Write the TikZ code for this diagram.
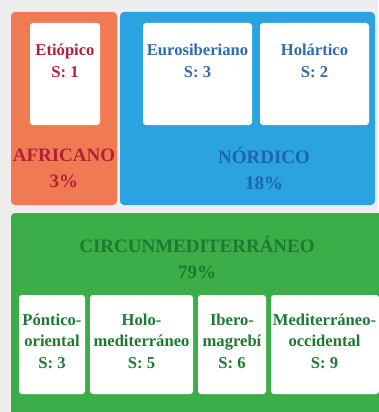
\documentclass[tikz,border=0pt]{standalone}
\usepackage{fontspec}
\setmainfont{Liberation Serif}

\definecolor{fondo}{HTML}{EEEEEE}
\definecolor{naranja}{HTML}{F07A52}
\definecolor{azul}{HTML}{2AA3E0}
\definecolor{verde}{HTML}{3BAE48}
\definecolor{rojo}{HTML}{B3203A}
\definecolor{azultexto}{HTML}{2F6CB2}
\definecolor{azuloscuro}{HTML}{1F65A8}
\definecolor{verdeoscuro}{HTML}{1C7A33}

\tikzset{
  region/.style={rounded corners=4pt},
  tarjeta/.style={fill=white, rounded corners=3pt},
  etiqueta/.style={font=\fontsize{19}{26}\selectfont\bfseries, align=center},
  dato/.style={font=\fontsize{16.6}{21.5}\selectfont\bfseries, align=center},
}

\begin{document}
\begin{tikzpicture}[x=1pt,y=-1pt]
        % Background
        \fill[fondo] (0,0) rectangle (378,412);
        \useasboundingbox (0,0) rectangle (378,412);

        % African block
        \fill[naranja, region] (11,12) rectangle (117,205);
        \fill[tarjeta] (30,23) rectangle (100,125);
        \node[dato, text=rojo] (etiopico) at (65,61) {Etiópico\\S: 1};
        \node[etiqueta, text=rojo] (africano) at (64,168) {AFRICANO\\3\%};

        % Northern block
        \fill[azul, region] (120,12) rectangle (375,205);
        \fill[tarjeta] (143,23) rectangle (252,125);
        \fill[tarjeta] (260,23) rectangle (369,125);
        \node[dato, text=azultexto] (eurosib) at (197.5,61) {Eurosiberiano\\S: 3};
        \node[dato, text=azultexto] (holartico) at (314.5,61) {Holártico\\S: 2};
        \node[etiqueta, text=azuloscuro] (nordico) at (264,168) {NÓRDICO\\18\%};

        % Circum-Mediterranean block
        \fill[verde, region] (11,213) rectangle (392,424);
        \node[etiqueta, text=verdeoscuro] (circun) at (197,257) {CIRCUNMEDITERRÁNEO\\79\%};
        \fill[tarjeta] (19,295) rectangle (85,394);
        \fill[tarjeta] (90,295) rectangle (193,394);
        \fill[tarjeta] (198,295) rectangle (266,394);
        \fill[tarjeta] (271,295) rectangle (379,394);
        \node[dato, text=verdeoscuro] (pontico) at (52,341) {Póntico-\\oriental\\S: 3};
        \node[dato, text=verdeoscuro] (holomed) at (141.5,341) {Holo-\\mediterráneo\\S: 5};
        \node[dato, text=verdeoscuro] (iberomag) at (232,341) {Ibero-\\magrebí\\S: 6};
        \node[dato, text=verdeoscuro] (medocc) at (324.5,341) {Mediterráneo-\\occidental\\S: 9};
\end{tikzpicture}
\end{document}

------------

Problem statement:
Leave out the pictures and restate everything else word for word.

Task result:
Write the TikZ code for this diagram.
\documentclass[tikz,border=0pt]{standalone}
\usepackage{fontspec}
\setmainfont{Liberation Serif}

\definecolor{fondo}{HTML}{EEEEEE}
\definecolor{naranja}{HTML}{F07A52}
\definecolor{azul}{HTML}{2AA3E0}
\definecolor{verde}{HTML}{3BAE48}
\definecolor{rojo}{HTML}{B3203A}
\definecolor{azultexto}{HTML}{2F6CB2}
\definecolor{azuloscuro}{HTML}{1F65A8}
\definecolor{verdeoscuro}{HTML}{1C7A33}

\tikzset{
  region/.style={rounded corners=4pt},
  tarjeta/.style={fill=white, rounded corners=3pt},
  etiqueta/.style={font=\fontsize{19}{26}\selectfont\bfseries, align=center},
  dato/.style={font=\fontsize{16.6}{21.5}\selectfont\bfseries, align=center},
}

\begin{document}
\begin{tikzpicture}[x=1pt,y=-1pt]
        % Background
        \fill[fondo] (0,0) rectangle (378,412);
        \useasboundingbox (0,0) rectangle (378,412);

        % African block
        \fill[naranja, region] (11,12) rectangle (117,205);
        \fill[tarjeta] (30,23) rectangle (100,125);
        \node[dato, text=rojo] (etiopico) at (65,61) {Etiópico\\S: 1};
        \node[etiqueta, text=rojo] (africano) at (64,168) {AFRICANO\\3\%};

        % Northern block
        \fill[azul, region] (120,12) rectangle (375,205);
        \fill[tarjeta] (143,23) rectangle (252,125);
        \fill[tarjeta] (260,23) rectangle (369,125);
        \node[dato, text=azultexto] (eurosib) at (197.5,61) {Eurosiberiano\\S: 3};
        \node[dato, text=azultexto] (holartico) at (314.5,61) {Holártico\\S: 2};
        \node[etiqueta, text=azuloscuro] (nordico) at (264,168) {NÓRDICO\\18\%};

        % Circum-Mediterranean block
        \fill[verde, region] (11,213) rectangle (392,424);
        \node[etiqueta, text=verdeoscuro] (circun) at (197,257) {CIRCUNMEDITERRÁNEO\\79\%};
        \fill[tarjeta] (19,295) rectangle (85,394);
        \fill[tarjeta] (90,295) rectangle (193,394);
        \fill[tarjeta] (198,295) rectangle (266,394);
        \fill[tarjeta] (271,295) rectangle (379,394);
        \node[dato, text=verdeoscuro] (pontico) at (52,341) {Póntico-\\oriental\\S: 3};
        \node[dato, text=verdeoscuro] (holomed) at (141.5,341) {Holo-\\mediterráneo\\S: 5};
        \node[dato, text=verdeoscuro] (iberomag) at (232,341) {Ibero-\\magrebí\\S: 6};
        \node[dato, text=verdeoscuro] (medocc) at (324.5,341) {Mediterráneo-\\occidental\\S: 9};
\end{tikzpicture}
\end{document}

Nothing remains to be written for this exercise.